A block of data →
##########
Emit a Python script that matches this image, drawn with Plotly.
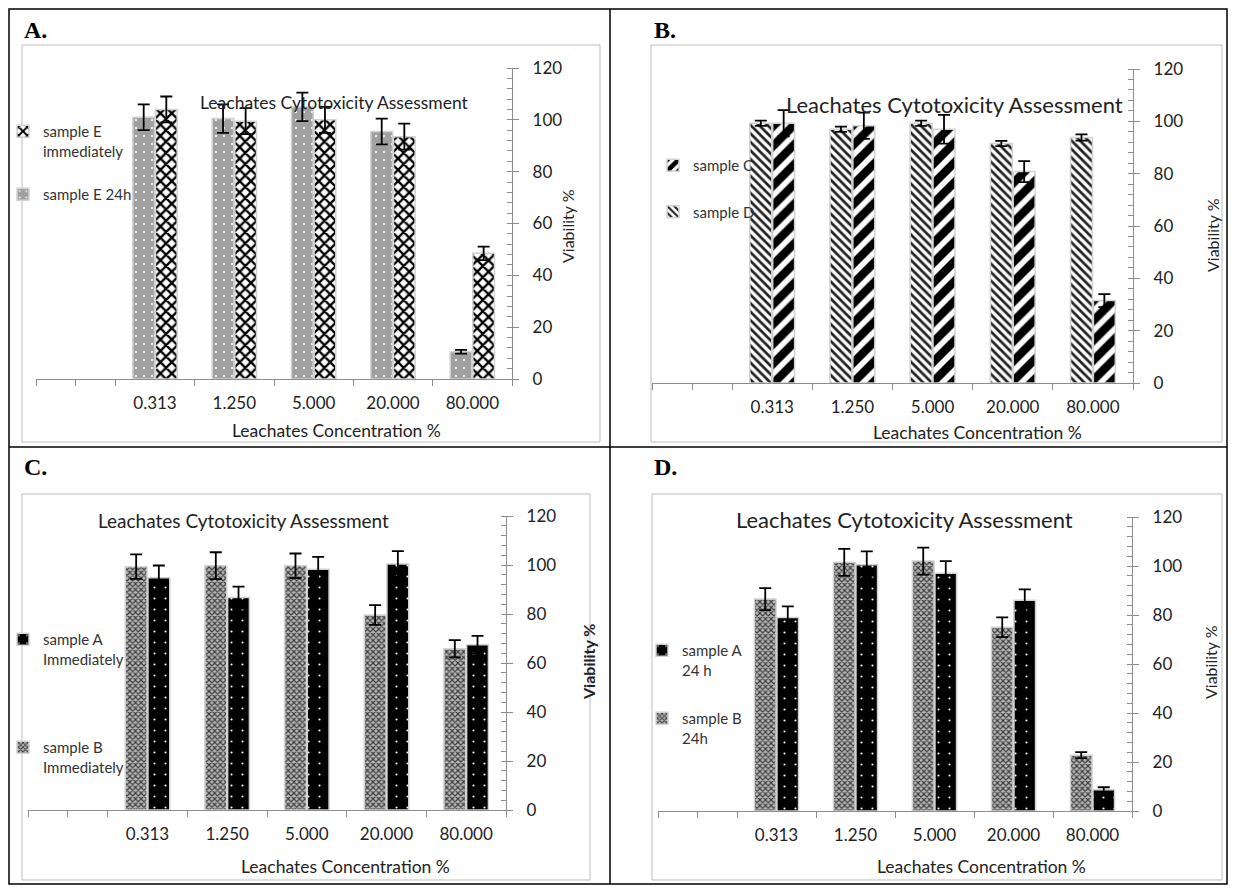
import plotly.graph_objects as go

W, H = 1236, 888

# ---------------- data ----------------
categories = ["0.313", "1.250", "5.000", "20.000", "80.000"]
y_ticks = [0, 20, 40, 60, 80, 100, 120]

# Panel A
a_e24h = [101, 100.5, 105, 95.5, 10.5]
a_e24h_err = [5, 5.5, 5.5, 5, 0.7]
a_eimm = [104, 99.5, 100, 93.5, 48.5]
a_eimm_err = [5, 5, 5, 5, 2.6]

# Panel B
b_d = [99.3, 97, 99.3, 91.5, 93.8]
b_d_err = [1, 1, 1, 1, 1.2]
b_c = [99.3, 98.3, 97, 80.8, 31.5]
b_c_err = [5, 5, 5.5, 4, 2.5]

# Panel C
c_b = [99.3, 99.7, 99.7, 79.6, 65.8]
c_b_err = [5, 5.5, 5, 4, 3.5]
c_a = [94.8, 86.7, 98.3, 100.4, 67.5]
c_a_err = [5, 4.5, 5, 5.3, 3.6]

# Panel D
d_b = [86.5, 101.5, 102, 75, 22.8]
d_b_err = [4.5, 5.5, 5.5, 4, 1.2]
d_a = [79, 100.5, 97, 86, 8.7]
d_a_err = [4.5, 5.5, 5, 4.5, 1]

# first slot on the category axis is empty
xpos = list(range(1, len(categories) + 1))
bounds = [-0.5, 0] + [i + 0.5 for i in range(len(categories) + 1)]

FONT = "Lato"
GREY = "#8c8c8c"


def px(x):
    return x / W


def py(y):
    return 1 - y / H


fig = go.Figure()


def add_bar(name, vals, errs, ax, legend, pattern, rank, color):
    fig.add_trace(go.Bar(
        x=xpos, y=vals, name=name,
        xaxis="x" + ax, yaxis="y" + ax, legend=legend, legendgroup=name + ax,
        legendrank=rank,
        marker=dict(color=color, line=dict(color="#d2d2d2", width=1.5), pattern=pattern),
        error_y=dict(type="data", array=errs, visible=True, color="black",
                     thickness=1.8, width=6),
    ))


pat_dots_grey = dict(shape=".", bgcolor="#a0a0a0", fgcolor="white", size=8, solidity=0.06, fgopacity=1)
pat_cross = dict(shape="x", bgcolor="white", fgcolor="black", size=8, solidity=0.5, fgopacity=1)
pat_fine_back = dict(shape="\\", bgcolor="white", fgcolor="#222222", size=6, solidity=0.45, fgopacity=1)
pat_bold_fwd = dict(shape="/", bgcolor="white", fgcolor="black", size=14, solidity=0.6, fgopacity=1)
pat_checker = dict(shape="x", bgcolor="#bababa", fgcolor="#3c3c3c", size=4, solidity=0.5, fgopacity=1)
pat_black_dots = dict(shape=".", bgcolor="black", fgcolor="white", size=11, solidity=0.03, fgopacity=1)

add_bar("sample E 24h", a_e24h, a_e24h_err, "", "legend", pat_dots_grey, 2, "#a0a0a0")
add_bar("sample E<br>immediately", a_eimm, a_eimm_err, "", "legend", pat_cross, 1, "black")
add_bar("sample D", b_d, b_d_err, "2", "legend2", pat_fine_back, 2, "#222222")
add_bar("sample C", b_c, b_c_err, "2", "legend2", pat_bold_fwd, 1, "black")
add_bar("sample B<br>Immediately", c_b, c_b_err, "3", "legend3", pat_checker, 2, "#bababa")
add_bar("sample A<br>Immediately", c_a, c_a_err, "3", "legend3", pat_black_dots, 1, "black")
add_bar("sample B<br>24h", d_b, d_b_err, "4", "legend4", pat_checker, 2, "#bababa")
add_bar("sample A<br>24 h", d_a, d_a_err, "4", "legend4", pat_black_dots, 1, "black")

# panel geometry in pixels: x-left, x-right, y of 0, y of 120
geo = {
    "": (36, 512, 379, 68),
    "2": (652, 1133, 383, 69),
    "3": (28, 506, 810, 516),
    "4": (658, 1132, 811, 517),
}

layout = dict(
    width=W, height=H, margin=dict(l=0, r=0, t=0, b=0, autoexpand=False),
    paper_bgcolor="white", plot_bgcolor="rgba(0,0,0,0)",
    barmode="group", bargap=0.43, bargroupgap=0.04,
    font=dict(family=FONT, color="#222222"),
)

for ax, (x0, x1, yb, yt) in geo.items():
    layout["xaxis" + ax] = dict(
        domain=[px(x0), px(x1)], anchor="y" + ax, range=[-0.5, 5.5],
        tickmode="array", tickvals=xpos, ticktext=categories, ticks="",
        showline=True, linecolor=GREY, linewidth=1.3, showgrid=False, zeroline=False,
        tickfont=dict(size=17, family=FONT, color="#222222"), ticklabelstandoff=8,
        minor=dict(tickmode="array", tickvals=bounds, ticks="outside", ticklen=6,
                   tickcolor=GREY, tickwidth=1.3),
        fixedrange=True, automargin=False,
    )
    layout["yaxis" + ax] = dict(
        domain=[py(yb), py(yt)], anchor="x" + ax, side="right", range=[0, 120],
        tickmode="array", tickvals=y_ticks, ticks="outside", ticklen=6,
        tickcolor=GREY, tickwidth=1.3,
        showline=True, linecolor=GREY, linewidth=1.3, showgrid=False, zeroline=False,
        tickfont=dict(size=17, family=FONT, color="#222222"), ticklabelstandoff=10,
        minor=dict(dtick=4, ticks="inside", ticklen=5, tickcolor=GREY, tickwidth=1),
        fixedrange=True, automargin=False,
    )

leg_common = dict(xanchor="left", yanchor="top", bgcolor="rgba(0,0,0,0)",
                  font=dict(size=15, family=FONT, color="#333333"),
                  traceorder="grouped", valign="top", itemwidth=30)
layout["legend"] = dict(x=px(3), y=py(115), tracegroupgap=21, **leg_common)
layout["legend2"] = dict(x=px(653), y=py(149), tracegroupgap=24, **leg_common)
layout["legend3"] = dict(x=px(3), y=py(623), tracegroupgap=66, **leg_common)
layout["legend4"] = dict(x=px(642), y=py(634), tracegroupgap=26, **leg_common)

fig.update_layout(**layout)

# ---------------- text ----------------
ann = []


def text(t, x, y, size, bold=False, angle=0, family=FONT, xanchor="center", color="#222222"):
    ann.append(dict(text=("<b>%s</b>" % t) if bold else t, x=px(x), y=py(y),
                    xref="paper", yref="paper", showarrow=False, textangle=angle,
                    xanchor=xanchor, yanchor="middle",
                    font=dict(size=size, family=family, color=color)))


title = "Leachates Cytotoxicity Assessment"
text(title, 334, 103, 17.5)
text(title, 955, 105, 22)
text(title, 243, 520, 19)
text(title, 904, 519, 22)

xt = "Leachates Concentration %"
text(xt, 336, 430, 17.5)
text(xt, 977, 433, 17.5)
text(xt, 345, 866, 17.5)
text(xt, 981, 866, 17.5)

text("Viability %", 568, 226, 16, angle=-90)
text("Viability %", 1212, 235, 16, angle=-90)
text("Viability %", 588, 662, 16, bold=True, angle=-90)
text("Viability %", 1210, 662, 16, angle=-90)

for lab, x, y in [("A.", 22, 30), ("B.", 652, 30), ("C.", 22, 467), ("D.", 652, 467)]:
    text(lab, x, y, 24, bold=True, family="Liberation Serif", xanchor="left", color="black")

fig.update_layout(annotations=ann)

# ---------------- frame lines ----------------
shapes = []


def line(x0, y0, x1, y1, color="black", width=1.5):
    shapes.append(dict(type="line", xref="paper", yref="paper",
                       x0=px(x0), y0=py(y0), x1=px(x1), y1=py(y1),
                       line=dict(color=color, width=width)))


def rect(x0, y0, x1, y1, color, width=1):
    shapes.append(dict(type="rect", xref="paper", yref="paper",
                       x0=px(x0), y0=py(y0), x1=px(x1), y1=py(y1),
                       line=dict(color=color, width=width), layer="below"))


rect(9, 9, 1227, 884, "black", 1.5)
line(9, 447, 1227, 447)
line(610, 9, 610, 884)
rect(22, 45, 600, 442, "#bdbdbd", 1)
rect(651, 45, 1222, 442, "#bdbdbd", 1)
rect(22, 494, 590, 880, "#bdbdbd", 1)
rect(652, 494, 1222, 880, "#bdbdbd", 1)

fig.update_layout(shapes=shapes)

fig.write_html("out.html", config={"displayModeBar": False},
               post_script="document.body.style.margin='0';")
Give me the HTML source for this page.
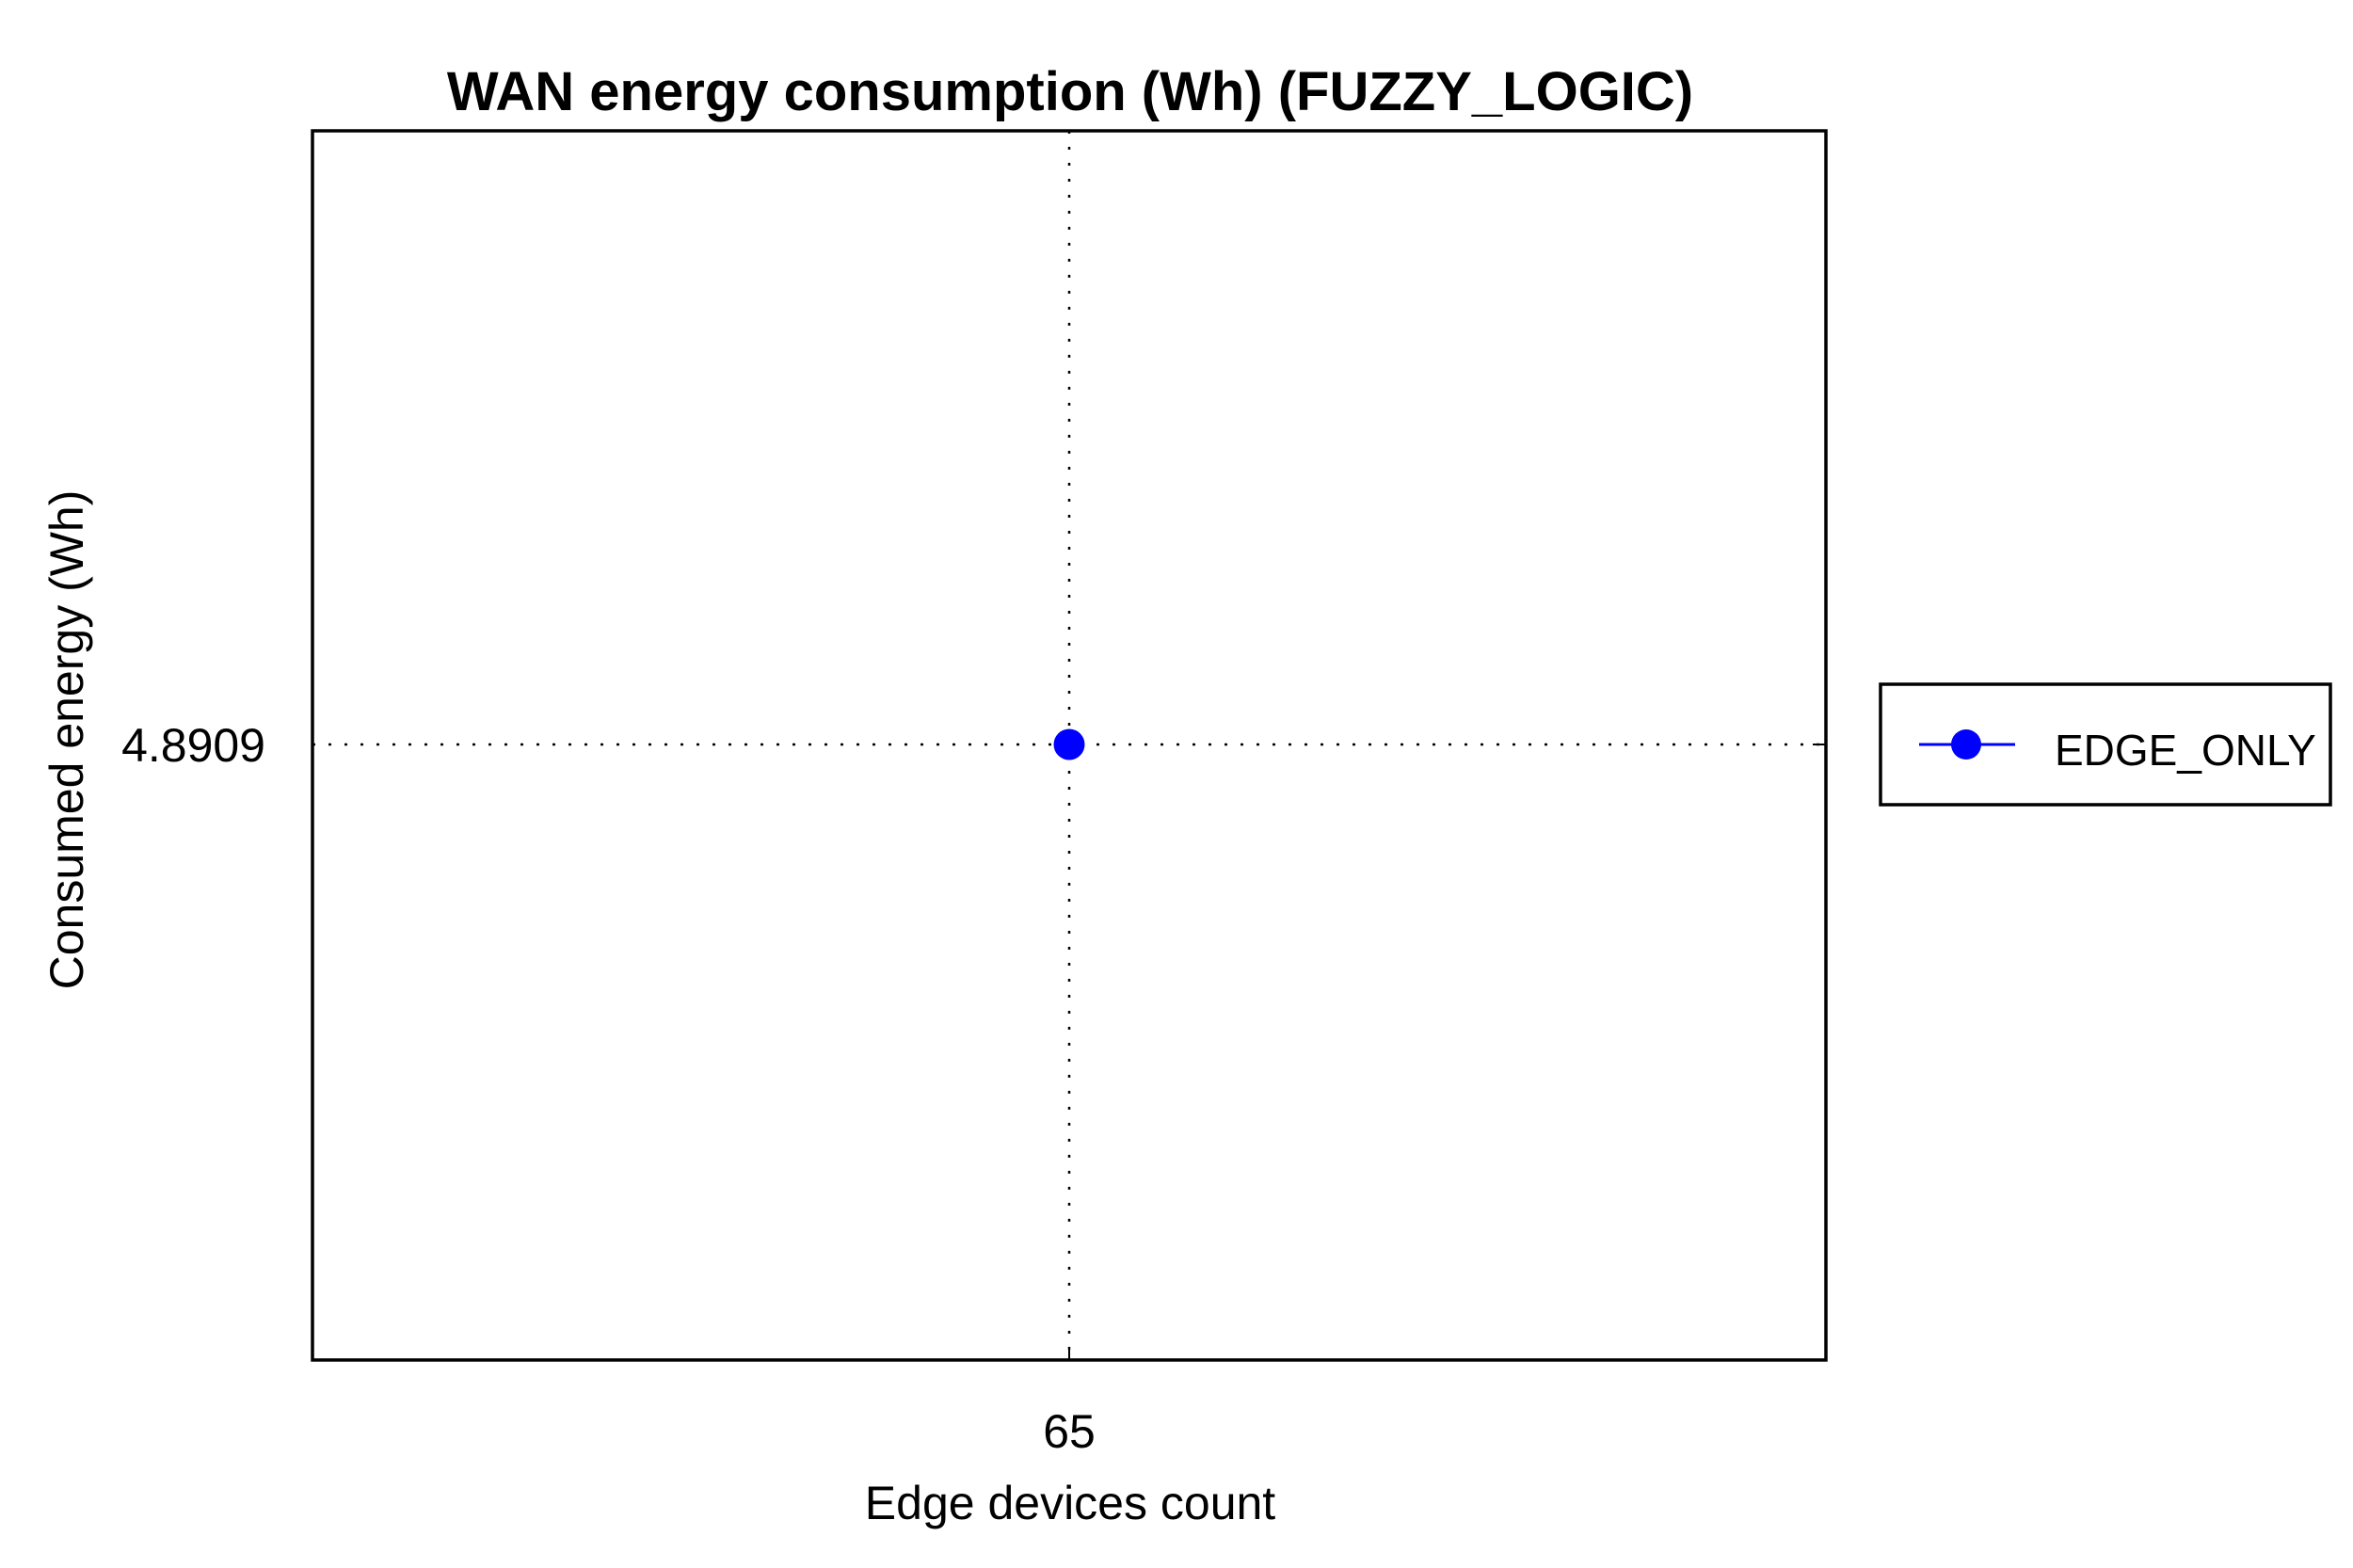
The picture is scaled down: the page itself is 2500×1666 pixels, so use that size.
<!DOCTYPE html>
<html><head><meta charset="utf-8"><style>body{margin:0;background:#fff}svg{display:block}text{font-family:"Liberation Sans",sans-serif}</style></head>
<body>
<svg id="chart" width="2500" height="1666" viewBox="0 0 2500 1666">
<rect width="2500" height="1666" fill="#fff"/>
<text x="1137" y="117" font-size="58" font-weight="bold" text-anchor="middle">WAN energy consumption (Wh) (FUZZY_LOGIC)</text>
<g id="plot"></g>
<rect x="332" y="139" width="1608" height="1306" fill="none" stroke="#000" stroke-width="3.5"/>
<text x="1137" y="1614" font-size="50" text-anchor="middle">Edge devices count</text>
<text transform="translate(88,786) rotate(-90)" font-size="50" text-anchor="middle">Consumed energy (Wh)</text>
<g>
<rect x="1998" y="727" width="478" height="128" fill="#fff" stroke="#000" stroke-width="3.5"/>
<line x1="2039" y1="791" x2="2141" y2="791" stroke="#00f" stroke-width="3"/>
<circle cx="2089" cy="791" r="16" fill="#00f"/>
<text x="2183" y="813" font-size="46">EDGE_ONLY</text>
</g>
</svg>
<script>
const categories = [65];
const seriesEdgeOnly = [4.8909];
const yTickLabels = ["4.8909"];
const xTickLabels = ["65"];
const L=332,R=1940,T=139,B=1445;
const xMin=64, xMax=66, yMin=4.8909-0.5, yMax=4.8909+0.5;
const xs=v=>L+(v-xMin)/(xMax-xMin)*(R-L);
const ys=v=>B-(v-yMin)/(yMax-yMin)*(B-T)+ (791-792);
const g=document.getElementById('plot');
const NS='http://www.w3.org/2000/svg';
function mk(t,a){const e=document.createElementNS(NS,t);for(const k in a)e.setAttribute(k,a[k]);g.appendChild(e);return e;}
categories.forEach((c,i)=>{
  const x=xs(c);
  const gl=mk('line',{x1:x,y1:T,x2:x,y2:B,stroke:'#000','stroke-width':2.5,'stroke-dasharray':'3 14'});
  
  
  const tk=mk('line',{x1:x,y1:B,x2:x,y2:B-14,stroke:'#000','stroke-width':2});
  
  
  const tx=mk('text',{x:x,y:1538,'font-size':50,'text-anchor':'middle'});
  tx.textContent=xTickLabels[i];
  
  
});
seriesEdgeOnly.forEach((v,i)=>{
  const y=ys(v);
  const gl=mk('line',{x1:L,y1:y,x2:R,y2:y,stroke:'#000','stroke-width':2.5,'stroke-dasharray':'3 14'});
  
  
  const tk=mk('line',{x1:R,y1:y,x2:R-14,y2:y,stroke:'#000','stroke-width':2});
  
  
  const tx=mk('text',{x:282,y:y+18,'font-size':50,'text-anchor':'end'});
  tx.textContent=yTickLabels[i];
  
  
  const p=mk('circle',{cx:xs(categories[i]),cy:y,r:16.5,fill:'#00f'});
  
  
});
</script>
</body></html>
##########
TASK → Starting at the top of the listing above, please restate word for word each line up to and including the one that holds "c_a_err = [5, 4.5, 5, 5.3, 3.6]", omitting every image.

TASK OUTPUT →
Emit a Python script that matches this image, drawn with Plotly.
import plotly.graph_objects as go

W, H = 1236, 888

# ---------------- data ----------------
categories = ["0.313", "1.250", "5.000", "20.000", "80.000"]
y_ticks = [0, 20, 40, 60, 80, 100, 120]

# Panel A
a_e24h = [101, 100.5, 105, 95.5, 10.5]
a_e24h_err = [5, 5.5, 5.5, 5, 0.7]
a_eimm = [104, 99.5, 100, 93.5, 48.5]
a_eimm_err = [5, 5, 5, 5, 2.6]

# Panel B
b_d = [99.3, 97, 99.3, 91.5, 93.8]
b_d_err = [1, 1, 1, 1, 1.2]
b_c = [99.3, 98.3, 97, 80.8, 31.5]
b_c_err = [5, 5, 5.5, 4, 2.5]

# Panel C
c_b = [99.3, 99.7, 99.7, 79.6, 65.8]
c_b_err = [5, 5.5, 5, 4, 3.5]
c_a = [94.8, 86.7, 98.3, 100.4, 67.5]
c_a_err = [5, 4.5, 5, 5.3, 3.6]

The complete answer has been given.